Brett Saremba, a MSc. student studying biochemistry, also earned his BSc. in Environmental Chemistry at UBC-Okanagan, commenting “Ya, I’ve been here too long. Get over it”. Me too, Brett, me too.
As an undergraduate, Brett was not exposed to research until the summer he graduated, when he received a research position under the supervision of Dr. Mark Rheault. It was ultimately this position that inspired him to continue research at a graduate level, where he could apply the hard skills he learned in his chemistry degree, such as mass spectrometry (used to find concentrations of analytes -compounds of interest- in a mixed matrix). In the case of his current research, Brett is using hydrophilic interaction liquid chromatography (HILIC).
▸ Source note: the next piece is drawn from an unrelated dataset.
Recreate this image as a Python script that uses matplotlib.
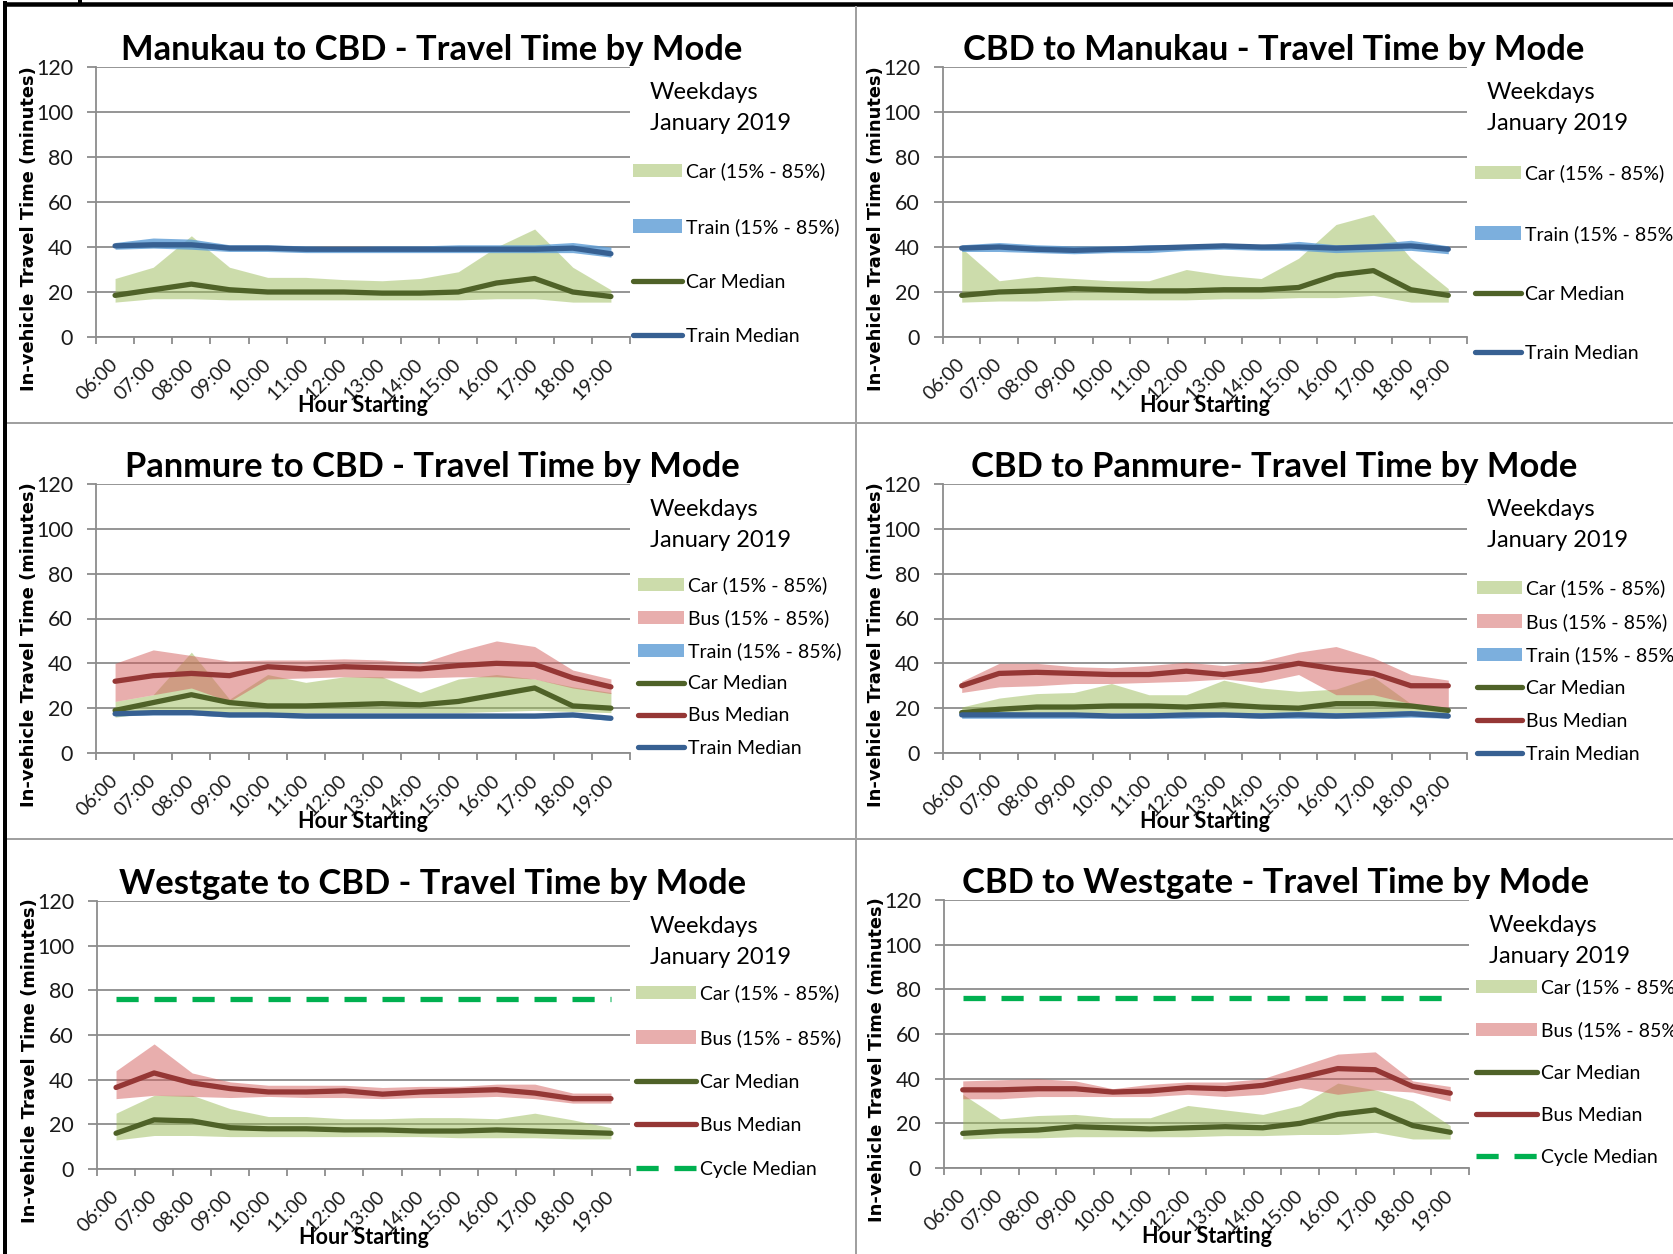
import numpy as np
import matplotlib.pyplot as plt
from matplotlib.lines import Line2D
from matplotlib.patches import Patch
from matplotlib.transforms import offset_copy

plt.rcParams['font.family'] = ['Lato', 'DejaVu Sans']

W, H, DPI = 1674, 1254, 100

hours = ['06:00', '07:00', '08:00', '09:00', '10:00', '11:00', '12:00',
         '13:00', '14:00', '15:00', '16:00', '17:00', '18:00', '19:00']

# Manukau to CBD
mc_car_lo = [15.5, 17, 17, 16.5, 16.5, 16.5, 16.5, 16.5, 16.5, 16.5, 17, 17, 15.5, 15.5]
mc_car_med = [18.5, 21, 23.5, 21, 20, 20, 20, 19.5, 19.5, 20, 24, 26, 20, 18]
mc_car_hi = [26, 31, 45, 31, 26.5, 26.5, 25.5, 25, 26, 29, 40, 48, 31, 21]
mc_train_lo = [39, 39.5, 39, 38, 38, 37.5, 37.5, 37.5, 37.5, 37.5, 37.5, 37.5, 37.5, 35.5]
mc_train_med = [40.5, 41, 41, 39.5, 39.5, 39, 39, 39, 39, 39, 39, 39, 39.5, 37]
mc_train_hi = [42, 44, 43.5, 41, 41, 40.5, 40, 40.5, 40.5, 41, 41, 41, 42, 40]

# CBD to Manukau
cm_car_lo = [15.5, 16, 16, 16.5, 16.5, 16.5, 16.5, 17, 17, 17.5, 17.5, 18.5, 15.5, 15.5]
cm_car_med = [18.5, 20, 20.5, 21.5, 21, 20.5, 20.5, 21, 21, 22, 27.5, 29.5, 21, 18.5]
cm_car_hi = [39.5, 25, 27, 26, 25, 25, 30, 27.5, 26, 35, 50, 54.5, 35, 21.5]
cm_train_lo = [38, 38, 37.5, 37, 37.5, 37.5, 38.5, 39, 38.5, 38.5, 37.5, 38, 38.5, 37]
cm_train_med = [39.5, 40, 39, 38.5, 39, 39.5, 40, 40.5, 40, 40, 39.5, 40, 40.5, 39]
cm_train_hi = [41, 42, 41, 40.5, 40.5, 41, 41, 41.5, 41, 42.5, 41, 41.5, 43, 40.5]

# Panmure to CBD
pc_car_lo = [16, 18, 19, 18, 18, 18, 18, 18, 18, 18, 18.5, 19, 18.5, 18]
pc_car_med = [19, 22.5, 26, 22.5, 21, 21, 21.5, 22, 21.5, 23, 26, 29, 21, 20]
pc_car_hi = [23, 26, 45, 24, 35, 31.5, 34, 34, 27, 33, 35, 33, 29.5, 27]
pc_bus_lo = [23, 26, 29, 23, 33, 33.5, 34, 33.5, 33.5, 34, 34, 33, 29, 26.5]
pc_bus_med = [32, 34.5, 35.5, 34.5, 38.5, 37.5, 38.5, 38, 37.5, 39, 40, 39.5, 33.5, 29.5]
pc_bus_hi = [40, 46, 43.5, 41, 41.5, 41.5, 42, 41.5, 40, 45.5, 50, 47.5, 37, 33]
pc_train_lo = [16.5, 17, 17, 16, 16, 15.5, 15.5, 15.5, 15.5, 15.5, 15.5, 15.5, 16, 14.5]
pc_train_med = [17.5, 18, 18, 17, 17, 16.5, 16.5, 16.5, 16.5, 16.5, 16.5, 16.5, 17, 15.5]
pc_train_hi = [18.5, 19, 19, 18, 18, 17.5, 17.5, 17.5, 17.5, 17.5, 17.5, 17.5, 18, 16.5]

# CBD to Panmure
cp_car_lo = [16, 17, 17.5, 17.5, 18, 18, 18, 18, 18, 18, 18, 18, 18.5, 17]
cp_car_med = [18, 19.5, 20.5, 20.5, 21, 21, 20.5, 21.5, 20.5, 20, 22, 22, 21, 19]
cp_car_hi = [20.5, 24.5, 26.5, 27, 31, 26, 26, 32.5, 29, 27.5, 28.5, 34, 22, 19.5]
cp_bus_lo = [27, 29.5, 30, 31, 31, 31.5, 32, 33, 31.5, 35, 26, 26, 22, 19]
cp_bus_med = [30, 35.5, 36, 35.5, 35, 35, 36.5, 35, 37, 40, 37.5, 35.5, 30, 30]
cp_bus_hi = [32, 40, 40, 38.5, 38, 39, 40.5, 39, 41, 45, 47.5, 42.5, 35, 32.5]
cp_train_lo = [15.5, 15.5, 15.5, 15.5, 15.5, 15.5, 15.5, 16, 15.5, 15.5, 15.5, 15.5, 16, 15.5]
cp_train_med = [17, 17, 17, 17, 16.5, 16.5, 17, 17, 16.5, 17, 16.5, 17, 17.5, 16.5]
cp_train_hi = [18.5, 18.5, 18, 18, 17.5, 18, 18, 18, 18, 18.5, 18, 18, 19, 18]

# Westgate to CBD
wc_car_lo = [13, 15, 15, 14.5, 14.5, 14.5, 14.5, 14.5, 14.5, 14, 14, 14, 13.5, 13.5]
wc_car_med = [16, 22, 21.5, 18.5, 18, 18, 17.5, 17.5, 17, 17, 17.5, 17, 16.5, 16]
wc_car_hi = [25, 33, 33, 27, 23.5, 23.5, 22.5, 22.5, 23, 23, 22.5, 25, 22, 18.5]
wc_bus_lo = [31.5, 33, 32.5, 32, 32.5, 32, 32, 31.5, 32, 32, 32.5, 31.5, 29.5, 29.5]
wc_bus_med = [36.5, 43, 38.5, 36, 34.5, 34.5, 35, 33.5, 34.5, 35, 35.5, 34, 31.5, 31.5]
wc_bus_hi = [44, 56, 43, 39, 37.5, 37.5, 37.5, 36.5, 37, 37, 38, 38, 34, 34]
wc_cycle = [76, 76, 76, 76, 76, 76, 76, 76, 76, 76, 76, 76, 76, 76]

# CBD to Westgate
cw_car_lo = [13, 13.5, 13.5, 14, 14, 14, 14, 14.5, 14.5, 15, 15, 16, 13, 13]
cw_car_med = [15.5, 16.5, 17, 18.5, 18, 17.5, 18, 18.5, 18, 20, 24, 26, 19, 16]
cw_car_hi = [33, 22, 23.5, 24, 22.5, 22.5, 28, 26, 24, 28, 38, 35, 30, 19]
cw_bus_lo = [31, 31, 32, 32, 32, 32, 33, 32, 33, 36, 33, 35, 34, 30]
cw_bus_med = [35, 35, 35.5, 35.5, 34, 34.5, 36, 35.5, 37, 40.5, 44.5, 44, 36.5, 33.5]
cw_bus_hi = [39, 39.5, 40, 39, 35.5, 37.5, 38.5, 38.5, 40, 45.5, 51, 52, 39, 36.5]
cw_cycle = [76, 76, 76, 76, 76, 76, 76, 76, 76, 76, 76, 76, 76, 76]

GRID = '#8c8c8c'
CAR_FILL, CAR_LINE = '#9bbb59', '#4f6228'
BUS_FILL, BUS_LINE = '#d25e5c', '#953735'
TRAIN_FILL, TRAIN_LINE = '#5b9bd5', '#376092'
CYCLE = '#00b050'
LW = 3.8
LEG_FS = 14
ROW_H = 17.3

fig = plt.figure(figsize=(W / DPI, H / DPI), dpi=DPI)


def px_axes(x0, y0, x1, y1):
    return fig.add_axes([x0 / W, 1 - y1 / H, (x1 - x0) / W, (y1 - y0) / H])


def off(ax, dx, dy):
    return offset_copy(ax.transAxes, fig=fig, x=dx, y=dy, units='dots')


def panel(box, title, car, bus=None, train=None, cycle=None, leg=None):
    ax = px_axes(*box)
    x = np.arange(len(hours))
    fills, lines = [], []

    def band(lo, hi, color, alpha, label):
        ax.fill_between(x, lo, hi, color=color, alpha=alpha, lw=0)
        fills.append(Patch(facecolor=color, alpha=alpha, label=label))

    def med(vals, color, label, **kw):
        ln, = ax.plot(x, vals, color=color, lw=LW, label=label,
                      solid_joinstyle='round', solid_capstyle='round', **kw)
        lines.append(ln)

    band(car[0], car[2], CAR_FILL, 0.5, 'Car (15% - 85%)')
    if bus is not None:
        band(bus[0], bus[2], BUS_FILL, 0.5, 'Bus (15% - 85%)')
    if train is not None:
        band(train[0], train[2], TRAIN_FILL, 0.8, 'Train (15% - 85%)')
    med(car[1], CAR_LINE, 'Car Median')
    if bus is not None:
        med(bus[1], BUS_LINE, 'Bus Median')
    if train is not None:
        med(train[1], TRAIN_LINE, 'Train Median')
    if cycle is not None:
        med(cycle, CYCLE, 'Cycle Median', dashes=(4.2, 3.0), dash_capstyle='butt')

    ax.set_xlim(-0.5, len(hours) - 0.5)
    ax.set_ylim(0, 120)
    ax.set_yticks(range(0, 121, 20))
    ax.yaxis.grid(True, color=GRID, lw=1.3)
    ax.set_axisbelow(True)
    for s in ['top', 'right']:
        ax.spines[s].set_visible(False)
    for s in ['left', 'bottom']:
        ax.spines[s].set_color(GRID)
        ax.spines[s].set_linewidth(1.3)
    ax.tick_params(axis='y', length=6.5, width=1.3, color=GRID,
                   labelsize=15.5, pad=10, labelcolor='#1a1a1a')
    ax.set_xticks(np.arange(-0.5, len(hours), 1))
    ax.set_xticklabels([])
    ax.tick_params(axis='x', which='major', length=5, width=1.3, color=GRID)
    ax.set_xticks(x, minor=True)
    ax.set_xticklabels(hours, minor=True, rotation=45, ha='right', va='center',
                       rotation_mode='anchor', fontsize=14, color='#1a1a1a')
    ax.tick_params(axis='x', which='minor', length=0, pad=18)
    for lab in ax.get_xticklabels(minor=True):
        lab.set_transform(lab.get_transform() + offset_copy(
            fig.dpi_scale_trans, fig=fig, x=4, y=0, units='dots') - fig.dpi_scale_trans)

    ax.text(0.5, 1, title, transform=off(ax, 69, 7), ha='center', va='baseline',
            fontsize=24.8, fontweight='bold')
    ax.text(0.5, 0, 'Hour Starting', transform=off(ax, 0, -75), ha='center',
            va='baseline', fontsize=15.5, fontweight='bold')
    ax.text(0, 0, 'In-vehicle Travel Time (minutes)', transform=off(ax, -67, 108),
            ha='center', va='center', rotation=90, fontsize=12.9,
            fontweight='bold', family='DejaVu Sans')
    ax.text(1, 1, 'Weekdays', transform=off(ax, 20, -32), ha='left',
            va='baseline', fontsize=17)
    ax.text(1, 1, 'January 2019', transform=off(ax, 20, -63), ha='left',
            va='baseline', fontsize=17)

    fs_px = LEG_FS * DPI / 72
    dx, first, step, hlen = leg
    handles = fills + lines
    ax.legend(handles=handles, loc='upper left', bbox_to_anchor=(1, 1),
              bbox_transform=off(ax, dx, -(first - ROW_H / 2)),
              labelspacing=(step - ROW_H) / fs_px, handlelength=hlen / fs_px,
              handletextpad=4 / fs_px, borderpad=0, borderaxespad=0,
              frameon=False, fontsize=LEG_FS)
    return ax


panel((96, 67, 630, 337), 'Manukau to CBD - Travel Time by Mode',
      (mc_car_lo, mc_car_med, mc_car_hi),
      train=(mc_train_lo, mc_train_med, mc_train_hi), leg=(3, 104, 55, 49))
panel((943, 67, 1467, 337), 'CBD to Manukau - Travel Time by Mode',
      (cm_car_lo, cm_car_med, cm_car_hi),
      train=(cm_train_lo, cm_train_med, cm_train_hi), leg=(8, 106, 60, 46))
panel((96, 484, 630, 753), 'Panmure to CBD - Travel Time by Mode',
      (pc_car_lo, pc_car_med, pc_car_hi),
      bus=(pc_bus_lo, pc_bus_med, pc_bus_hi),
      train=(pc_train_lo, pc_train_med, pc_train_hi), leg=(8, 101, 32.4, 46))
panel((943, 484, 1467, 753), 'CBD to Panmure- Travel Time by Mode',
      (cp_car_lo, cp_car_med, cp_car_hi),
      bus=(cp_bus_lo, cp_bus_med, cp_bus_hi),
      train=(cp_train_lo, cp_train_med, cp_train_hi), leg=(10, 104, 33, 45))
panel((97, 901, 630, 1169), 'Westgate to CBD - Travel Time by Mode',
      (wc_car_lo, wc_car_med, wc_car_hi),
      bus=(wc_bus_lo, wc_bus_med, wc_bus_hi), cycle=wc_cycle, leg=(6, 92, 44, 60))
panel((944, 900, 1469, 1168), 'CBD to Westgate - Travel Time by Mode',
      (cw_car_lo, cw_car_med, cw_car_hi),
      bus=(cw_bus_lo, cw_bus_med, cw_bus_hi), cycle=cw_cycle, leg=(7, 87, 42.5, 61))

# frame lines around the panels
def fline(xs, ys, color, lw_px):
    fig.add_artist(Line2D([v / W for v in xs], [1 - v / H for v in ys],
                          color=color, lw=lw_px * 72 / DPI, solid_capstyle='butt'))


fline([4, W], [3.5, 3.5], 'black', 4.5)
fline([80, 80], [0, 4], 'black', 4)
fline([5.5, 5.5], [1, H], 'black', 4)
fline([856, 856], [6, H], '#a0a0a0', 2)
fline([7, W], [423, 423], '#a0a0a0', 2)
fline([7, W], [839, 839], '#a0a0a0', 2)

fig.savefig('out.png', dpi=DPI, facecolor='white')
The goal of Brett’s research is to add to the fundamental knowledge of how generalist herbivore insects metabolize / detoxify plant derived xenobiotic compounds, such as nicotine. His research involves using an insect model (The Cabbage Looper, Trichoplusia ni) to track nicotine through the insect body to determine which biochemical pathways are used to detoxify this compound. It is through determining which part of the body nicotine is metabolized, and what it is metabolized to, that Brett can elucidate which pathway and which enzymes are used to detoxify it. He uses HILIC-MS/MS to quantify nicotine and several of its metabolites present in various insect body compartments, such as the gut and blood, after dietary exposure to nicotine.
Brett likes to spend his free time golfing, skiing and communicating with UBC-O faculty. (I am not sure about the last one, but he is the B.G.S.S.’s own faculty liaison).